Falta completar el puzle, imaginando el futuro desde aquellas otras fuerzas que no nos gustan y que forman parte del acervo activo que hoy recalienta la política, ocupa la prensa y circula en los imaginarios colectivos. La globalización capitalista (con sus desequilibrios y riesgos en todos los frentes), la pandemia, el estallido social, el conflicto de clases y la crisis de la política componen el clima para la tormenta perfecta. El plebiscito, con su elocuente resultado, puede operar como fuelle o como filo. El fuelle implica amortiguadores para los conflictos, el descenso de la violencia, una nueva cultura deliberativa para enriquecer la democracia y apertura para pensar el futuro con menos ortodoxias y preconceptos. El filo sugiere una asamblea capturada por confrontaciones que no encuentran mediación, el eterno retorno de la concentración del poder en las élites políticas y económicas, y todo esto en tiempos del ajuste fiscal pospandemia, con el más alto desempleo y la mayor vulnerabilidad social vista en mucho tiempo. Desenlace posible: la recurrencia de las violencias (insisto en el plural) como recurso para imponer el orden o impugnarlo, el dominio de unos o la resistencia de otros, la invisibilización o la visibilización, la preservación o el cuestionamiento de intereses de clase, la necesidad de expresar o la voluntad de acallar, la transgresión de la ley o sus usos espurios, la ausencia de Estado o su errática presencia.

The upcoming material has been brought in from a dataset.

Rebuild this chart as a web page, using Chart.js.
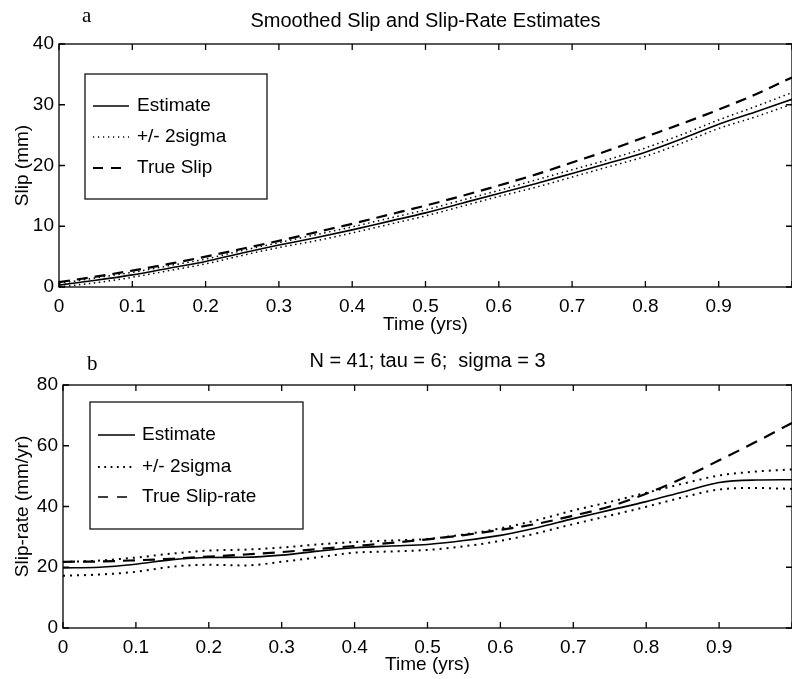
<!DOCTYPE html>
<html>
<head>
<meta charset="utf-8">
<title>Smoothed Slip and Slip-Rate Estimates</title>
<script src="https://cdn.jsdelivr.net/npm/chart.js@4.4.0/dist/chart.umd.min.js"></script>
<style>
  body {
    margin: 0;
    background: #fff;
    width: 792px;
    height: 679px;
    overflow: hidden;
    position: relative;
  }
  canvas {
    position: absolute;
    left: 0;
    display: block;
  }
</style>
</head>
<body>

<canvas id="slipChart" width="800" height="340" style="top:0"></canvas>
<canvas id="rateChart" width="800" height="339" style="top:340px"></canvas>

<script>
// time axis (yrs)
const times = [0, 0.05, 0.1, 0.15, 0.2, 0.25, 0.3, 0.35, 0.4, 0.45, 0.5,
               0.55, 0.6, 0.65, 0.7, 0.75, 0.8, 0.85, 0.9, 0.95, 1.0];

// panel a - slip (mm)
const slipEstimate = [0.3, 1.1, 2.0, 3.1, 4.2, 5.6, 6.9, 8.1, 9.4, 10.8, 12.2,
                      13.8, 15.4, 17.0, 18.7, 20.4, 22.2, 24.4, 26.8, 28.8, 30.9];
const slipUpper    = [0.6, 1.5, 2.4, 3.5, 4.6, 6.0, 7.3, 8.6, 9.9, 11.3, 12.7,
                      14.3, 15.9, 17.6, 19.3, 21.0, 22.9, 25.1, 27.5, 29.7, 32.0];
const slipLower    = [0.0, 0.7, 1.6, 2.7, 3.8, 5.2, 6.5, 7.6, 8.9, 10.3, 11.7,
                      13.3, 14.9, 16.4, 18.1, 19.8, 21.5, 23.7, 26.1, 28.0, 30.1];
const slipTrue     = [0.8, 1.7, 2.7, 3.8, 5.0, 6.3, 7.6, 9.0, 10.4, 11.9, 13.4,
                      15.0, 16.7, 18.5, 20.5, 22.5, 24.7, 26.9, 29.2, 31.7, 34.5];

// panel b - slip-rate (mm/yr)
const rateEstimate = [19.8, 20.0, 21.0, 22.5, 23.2, 23.3, 24.0, 25.3, 26.4, 27.0, 27.5,
                      28.8, 30.5, 33.0, 36.0, 38.8, 41.6, 44.8, 47.9, 48.7, 48.8];
const rateUpper    = [21.7, 22.2, 23.2, 24.5, 25.5, 25.8, 26.5, 27.5, 28.3, 28.8, 29.3,
                      30.8, 32.8, 35.5, 38.7, 41.5, 44.5, 47.5, 50.2, 51.5, 52.2];
const rateLower    = [17.2, 17.6, 18.5, 20.2, 20.8, 20.6, 21.8, 23.3, 24.8, 25.2, 25.7,
                      26.9, 28.7, 31.2, 34.2, 37.0, 39.9, 43.0, 45.6, 46.1, 45.8];
const rateTrue     = [21.8, 21.9, 22.3, 22.8, 23.5, 24.2, 25.0, 26.0, 27.0, 28.0, 29.2,
                      30.6, 32.3, 34.3, 37.0, 40.0, 44.2, 49.3, 55.2, 61.2, 67.5];

const slipTicks = [0, 10, 20, 30, 40];
const rateTicks = [0, 20, 40, 60, 80];

Chart.defaults.font.family = '"Liberation Sans", Arial, Helvetica, sans-serif';
Chart.defaults.color = '#000';

function pts(ys) {
  return times.map((t, i) => ({x: t, y: ys[i]}));
}

// box around the axes with matlab style inward ticks
const frameTicks = {
  id: 'frameTicks',
  afterDraw(chart) {
    const {ctx, chartArea: a, scales: {x, y}} = chart;
    const len = 6;
    ctx.save();
    ctx.strokeStyle = '#000';
    ctx.lineWidth = 1.3;
    ctx.strokeRect(a.left, a.top, a.right - a.left, a.bottom - a.top);
    ctx.beginPath();
    x.ticks.forEach(t => {
      const px = x.getPixelForValue(t.value);
      ctx.moveTo(px, a.bottom); ctx.lineTo(px, a.bottom - len);
      ctx.moveTo(px, a.top); ctx.lineTo(px, a.top + len);
    });
    y.ticks.forEach(t => {
      const py = y.getPixelForValue(t.value);
      ctx.moveTo(a.left, py); ctx.lineTo(a.left + len, py);
      ctx.moveTo(a.right, py); ctx.lineTo(a.right - len, py);
    });
    ctx.stroke();
    ctx.restore();
  }
};

// legend box drawn inside the plot area
const boxLegend = {
  id: 'boxLegend',
  afterDraw(chart, args, opts) {
    const {ctx, chartArea: a} = chart;
    const bx = a.left + opts.x, by = a.top + opts.y;
    ctx.save();
    ctx.fillStyle = '#fff';
    ctx.fillRect(bx, by, opts.w, opts.h);
    ctx.strokeStyle = '#000';
    ctx.lineWidth = 1.2;
    ctx.strokeRect(bx, by, opts.w, opts.h);
    ctx.font = opts.font;
    ctx.textBaseline = 'middle';
    let i = 0;
    chart.data.datasets.forEach(ds => {
      if (ds.inLegend === false) return;
      const ry = by + opts.rows[i++];
      ctx.beginPath();
      ctx.setLineDash(ds.legendDash || ds.borderDash || []);
      ctx.lineWidth = ds.legendWidth || ds.borderWidth;
      ctx.strokeStyle = ds.borderColor;
      ctx.moveTo(bx + opts.sample[0], ry);
      ctx.lineTo(bx + opts.sample[1], ry);
      ctx.stroke();
      ctx.setLineDash([]);
      ctx.fillStyle = '#000';
      ctx.fillText(ds.label, bx + opts.textX, ry);
    });
    ctx.restore();
  }
};

// the little "a" / "b" panel letters
const panelLetter = {
  id: 'panelLetter',
  afterDraw(chart, args, opts) {
    const ctx = chart.ctx;
    ctx.save();
    ctx.font = '21px "Liberation Serif", "Times New Roman", serif';
    ctx.fillStyle = '#000';
    ctx.textBaseline = 'alphabetic';
    ctx.fillText(opts.text, opts.x, opts.y);
    ctx.restore();
  }
};

function makeChart(id, cfg) {
  return new Chart(document.getElementById(id), {
    type: 'line',
    data: {
      datasets: [
        { label: 'Estimate', data: pts(cfg.est), borderColor: '#000', borderWidth: 1.6 },
        { label: '+/- 2sigma', data: pts(cfg.up), borderColor: '#000',
          borderWidth: cfg.dotWidth, borderDash: cfg.dots, legendDash: cfg.legendDots },
        { label: 'lower', inLegend: false, data: pts(cfg.low), borderColor: '#000',
          borderWidth: cfg.dotWidth, borderDash: cfg.dots },
        { label: cfg.trueLabel, data: pts(cfg.tru), borderColor: '#000',
          borderWidth: 2.2, borderDash: cfg.dashes, legendDash: cfg.legendDashes,
          legendWidth: cfg.legendDashWidth }
      ]
    },
    options: {
      responsive: false,
      animation: false,
      events: [],
      elements: {
        point: { radius: 0 },
        line: { cubicInterpolationMode: 'monotone', borderCapStyle: 'butt' }
      },
      layout: { padding: { left: 0, right: cfg.padRight, top: 0, bottom: 0 } },
      scales: {
        x: {
          type: 'linear',
          min: 0, max: 1,
          grid: { display: false, drawTicks: false },
          border: { display: false },
          afterFit: s => { s.height = cfg.xHeight; },
          ticks: {
            stepSize: 0.1,
            padding: 8,
            maxRotation: 0,
            font: { size: 19 },
            callback: v => (v >= 1 ? '' : String(+v.toFixed(1)))
          },
          title: {
            display: true,
            text: 'Time (yrs)',
            font: { size: 19 },
            padding: { top: 0, bottom: cfg.xTitlePad }
          }
        },
        y: {
          min: 0, max: cfg.yTicks[cfg.yTicks.length - 1],
          grid: { display: false, drawTicks: false },
          border: { display: false },
          afterFit: s => { s.width = cfg.yWidth; },
          afterBuildTicks: s => { s.ticks = cfg.yTicks.map(v => ({value: v})); },
          ticks: { padding: 5, font: { size: 19 } },
          title: {
            display: true,
            text: cfg.yLabel,
            font: { size: 19 },
            padding: { top: 11, bottom: 0 }
          }
        }
      },
      plugins: {
        legend: { display: false },
        tooltip: { enabled: false },
        title: {
          display: true,
          fullSize: false,
          text: cfg.title,
          font: { size: 20, weight: 'normal' },
          padding: cfg.titlePad
        },
        boxLegend: cfg.legend,
        panelLetter: cfg.letter
      }
    },
    plugins: [frameTicks, boxLegend, panelLetter]
  });
}

const slipChart = makeChart('slipChart', {
  est: slipEstimate, up: slipUpper, low: slipLower, tru: slipTrue,
  trueLabel: 'True Slip',
  yLabel: 'Slip (mm)',
  yTicks: slipTicks,
  title: 'Smoothed Slip and Slip-Rate Estimates',
  titlePad: { top: 9, bottom: 11 },
  dots: [1.5, 3.5], legendDots: [1.2, 3.8], dotWidth: 1.5,
  dashes: [11, 7], legendDashes: [10, 8], legendDashWidth: 2.2,
  padRight: 6, yWidth: 59, xHeight: 53, xTitlePad: 4,
  legend: { x: 26, y: 30, w: 182, h: 125, rows: [32, 63, 94], sample: [8, 44], textX: 52,
            font: '19px "Liberation Sans", Arial, sans-serif' },
  letter: { text: 'a', x: 82, y: 22 }
});

const rateChart = makeChart('rateChart', {
  est: rateEstimate, up: rateUpper, low: rateLower, tru: rateTrue,
  trueLabel: 'True Slip-rate',
  yLabel: 'Slip-rate (mm/yr)',
  yTicks: rateTicks,
  title: 'N = 41; tau = 6;  sigma = 3',
  titlePad: { top: 9, bottom: 12 },
  dots: [2, 5], legendDots: [1.8, 4.5], dotWidth: 2,
  dashes: [12, 8], legendDashes: [10, 9], legendDashWidth: 1.3,
  padRight: 3, yWidth: 63, xHeight: 51, xTitlePad: 3,
  legend: { x: 27, y: 17, w: 213, h: 127, rows: [33, 65, 95], sample: [8, 45], textX: 52,
            font: '19px "Liberation Sans", Arial, sans-serif' },
  letter: { text: 'b', x: 87, y: 30 }
});
</script>

</body>
</html>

Quiero terminar con dos consideraciones. La primera es que Chile vivió, en un solo año, una intensidad histórica inédita: estallido social, pandemia y plebiscito. Las elecciones del domingo 25 de octubre ocurrieron a un año de la manifestación pública más grande de la historia del país. El estallido tuvo el triple efecto de exponer el descontento social, amalgamar una profusión muy diversa de demandas frustradas y forjar una nueva cultura de resistencia y protesta al calor mismo del estallido. La pandemia obligó, en sentido contrario, a un nivel de reclusión y disciplinamiento social sin precedentes en la memoria de quienes estamos vivos. El plebiscito implica, por un lado, la descompresión del mundo respecto de la pandemia y por el otro, la canalización de las energías desatadas por el estallido. En ese cruce vivimos y desde allí imaginamos mucho de lo que viene.
Aún así, a la luz del estallido, del descentramiento político que provocó y de la conquista simbólica que implica ponerle fin, por goleada, a la Constitución consagrada en dictadura, no puedo dejar de imaginar un Chile distinto en esta cita a ciegas con el futuro. Un país más conectado al deseo colectivo y sus imprevisibles modulaciones, más empático ante la fragilidad del día a día, más exigente en políticas redistributivas, con más ganas de encontrarse que de encapsularse, sabiendo que no siempre las cuentas cuadran cuando cuentan lo que debieran contar.
Cierto: la imaginación sigue siendo un potro indomable que trepida en el establo. No hay ecuación perfecta entre deseo, fobia y principio de realidad.